Deze meergezinswoning werd in 1935 ontworpen door architect Marcel Ongenae. De opdrachtgever was kapper Jules Gilson, die toen in de Guido Gezellestraat (huidige Jakob Heremansstraat) 24 in Gent woonde. Het langwerpige traplicht met origineel schrijnwerk bepaalt het modernistische karakter van de woning. De architect signeerde de woning in de plint: “MARC. ONGENAE ARCHITECT”.
De stijl van de woning past in het straatbeeld, dat bestaat uit een basisbebouwing van middelhoge aaneengesloten lijstgevels in een interbellumarchitectuur met baksteenparement. De architect ontwierp voor de heer Gilson ook de naastgelegen woning op nummer 60-64 dat gelijkaardige kenmerken vertoont. Van de architect kennen we verder ook de modernistische woning in de Rijsenbergstraat 46 in Gent, waar het langwerpige traplicht eveneens opvalt.
De rijwoning telt drie bouwlagen en twee traveeën onder een plat dak. De lijstgevel heeft een opvallend geel baksteenparement met Dudokvoegen, gecombineerd met oranje baksteen voor omlijstingen van muuropeningen en erker. Onderaan een lage plint in donker baksteenparement en bovenaan een rollaag, afgedekt met zwarte pannen. Op de begane grond zit in de smalle rechtertravee een houten deur met hardstenen trede en smeedijzeren deurrooster, gevat binnen een uitkragende baksteenomlijsting.

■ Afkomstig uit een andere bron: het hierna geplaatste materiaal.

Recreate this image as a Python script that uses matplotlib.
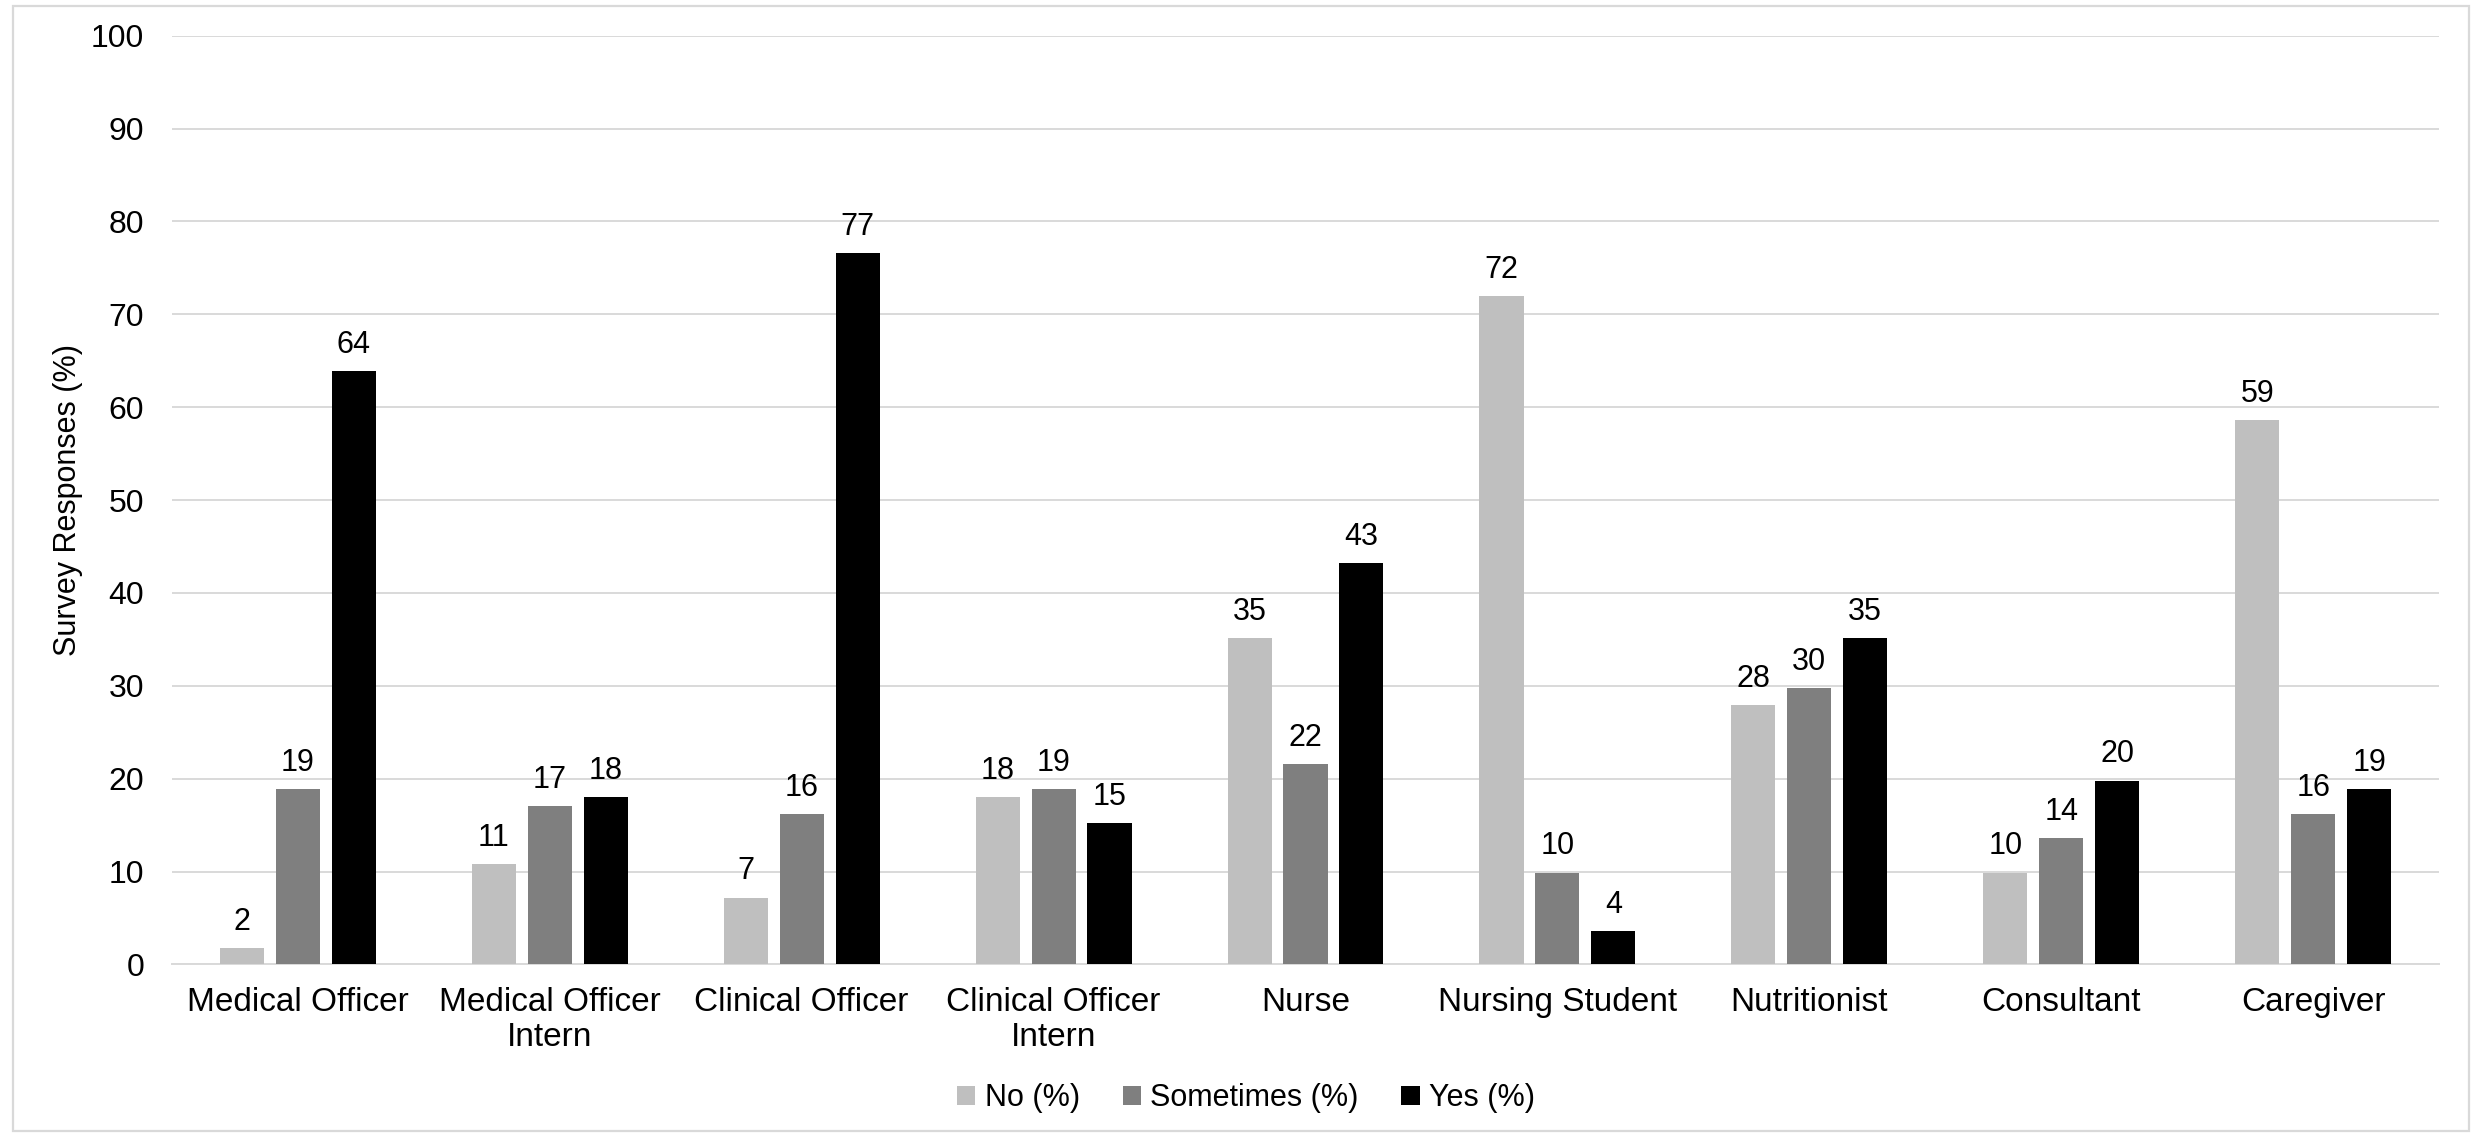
import matplotlib
matplotlib.use("Agg")
import matplotlib.pyplot as plt
import numpy as np
from matplotlib.patches import Rectangle

plt.rcParams["font.family"] = ["Liberation Sans", "DejaVu Sans"]

categories = [
    "Medical Officer", "Medical Officer\nIntern", "Clinical Officer",
    "Clinical Officer\nIntern", "Nurse", "Nursing Student", "Nutritionist",
    "Consultant", "Caregiver",
]
no_pct = [1.8, 10.8, 7.2, 18.0, 35.1, 72.0, 27.9, 9.9, 58.6]
sometimes_pct = [18.9, 17.1, 16.2, 18.9, 21.6, 9.9, 29.8, 13.6, 16.2]
yes_pct = [63.9, 18.0, 76.6, 15.2, 43.2, 3.6, 35.1, 19.8, 18.9]

series = [
    ("No (%)", no_pct, "#BFBFBF"),
    ("Sometimes (%)", sometimes_pct, "#7F7F7F"),
    ("Yes (%)", yes_pct, "#000000"),
]

fig = plt.figure(figsize=(12.385, 5.69), dpi=200)
ax = fig.add_axes([0.0694, 0.1525, 0.9153, 0.8162])

x = np.arange(len(categories))
width = 0.175
step = 0.222

for i, (label, vals, color) in enumerate(series):
    bars = ax.bar(x + (i - 1) * step, vals, width, color=color, label=label, zorder=3)
    for rect, v in zip(bars, vals):
        ax.annotate(f"{v:.0f}", (rect.get_x() + rect.get_width() / 2, v),
                    xytext=(0, 4), textcoords="offset points",
                    ha="center", va="bottom", fontsize=11, color="#000000")

ax.set_ylim(0, 100)
ax.set_yticks(np.arange(0, 101, 10))
ax.set_xlim(-0.5, len(categories) - 0.5)
ax.set_xticks(x)
ax.set_xticklabels(categories, fontsize=12, linespacing=1.2)
ax.tick_params(axis="y", labelsize=11.5, length=0, pad=10)
ax.tick_params(axis="x", length=0, pad=8)
ax.set_ylabel("Survey Responses (%)", fontsize=11, labelpad=3)

ax.grid(axis="y", color="#D9D9D9", linewidth=0.7, zorder=0)
for side in ("top", "right", "left"):
    ax.spines[side].set_visible(False)
ax.spines["bottom"].set_color("#D9D9D9")
ax.spines["bottom"].set_linewidth(0.7)

fig.legend(loc="center", bbox_to_anchor=(0.503, 0.035), ncol=3, frameon=False,
           fontsize=11, handlelength=0.6, handleheight=0.6, handletextpad=0.3,
           columnspacing=1.4)

# light border around the chart area
fig.add_artist(Rectangle((0.0053, 0.006), 0.9915, 0.9887, transform=fig.transFigure,
                         fill=False, edgecolor="#D9D9D9", linewidth=0.8))

fig.savefig("out.png", dpi=200)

In de linkse travee van de gelijkvloerse verdieping zit een breed venster tussen verdiepte dagkanten en onder een rollaag. Volgens de bouwplannen was hier een garagepoort voorzien. De overgang met de eerste verdieping wordt gemarkeerd door een bakstenen puilijst.
Tweeledige aanpak van de bovengevel, waarbij de rechtertravee wordt getypeerd door een doorlopend, smal traplicht. In de venstertravee een driezijdige erker die over beide verdiepingen doorloopt. Deze is per verdieping centraal opengewerkt met een breed hoog venster, in de schuine erkerzijden telkens geflankeerd door een klein smal venster. De hoeken en lateien van de erker worden geaccentueerd door uitkragende baksteenlijsten. In het venster bevindt zich tussen getrapte dagkanten een houten raam met roedeverdeling en structuurglas. Op het traplicht na is al het vensterschrijnwerk vernieuwd.
De meergezinswoning wordt volgens de bouwplannen betreden via de voordeur, die uitgeeft op de inkomhal met trap. De linkertravee wordt op het originele grondplan ingenomen door een onuitgevoerde garage, en een achterkamer die langs een aparte gang toegankelijk is. Achter de traphal is naast de koer een smallere aanbouw aanwezig waarin de badkamer en keuken ingericht zijn. De bovenverdiepingen zijn identiek ingedeeld waarbij de traphal langs de straatzijde uitgeeft op een L-vormige gang. Deze gang geeft toegang tot een voorkamer en een achterkamer. In de smallere achterbouw is terug telkens een badkamer en keuken ingericht. Verder is de woning volledig onderkelderd.
- Stadsarchief Gent, Bouwaanvragen van particuliere woningen, G12, 1935/G/29.